During the past fifteen months, the U.S. has deployed 3,500 U.S. troops in Iraq and has engaged in more than 6,000 air strikes in the fight against ISIS, but Congress has still not voted on whether to authorize this latest U.S. military intervention. Even with last week’s announced escalation, Congress has failed to live up to its constitutional responsibilities.

Obama did submit a proposed authorization for the use of military force earlier this year. Since many Democrats thought it was not restrictive enough, and Republicans thought it was too restrictive, it never passed. Despite this, U.S. involvement has not only continued, but increased.

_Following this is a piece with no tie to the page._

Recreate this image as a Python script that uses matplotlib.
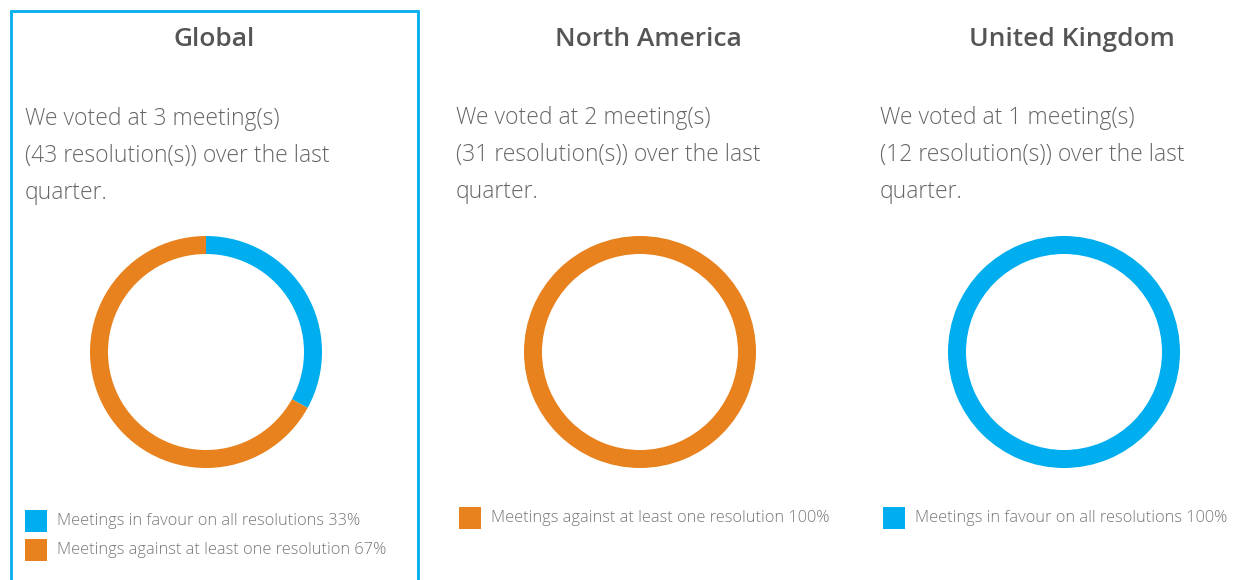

President Obama claims that due to previous Congressional resolutions following the 9/11 attacks in 2001 and the October 2002 resolution approving the invasion of Iraq, he does not actually need such authorization. However, the former resolution was only in regard to Al Qaida (which actually opposes ISIS) and the latter was in regard to the long-deposed Iraqi regime of Saddam Hussein.

The 1973 War Powers Resolution, which bars a president from engaging U.S. forces in a hostile situation for more than 90 days unless Congress approves the deployment, should have prevented Obama’s escalation. However, it appears that a bipartisan effort has effectively shredded this landmark piece of legislation which grew out of popular opposition to the Vietnam War. 

So, whether or not one thinks this might be a case where US military intervention might be justified, the bottom line is that it is illegal, a threat to the Constitution, and a very dangerous precedent.

Dr. Stephen Zunes is a professor of politics and program director of Middle Eastern studies at the University of San Francisco.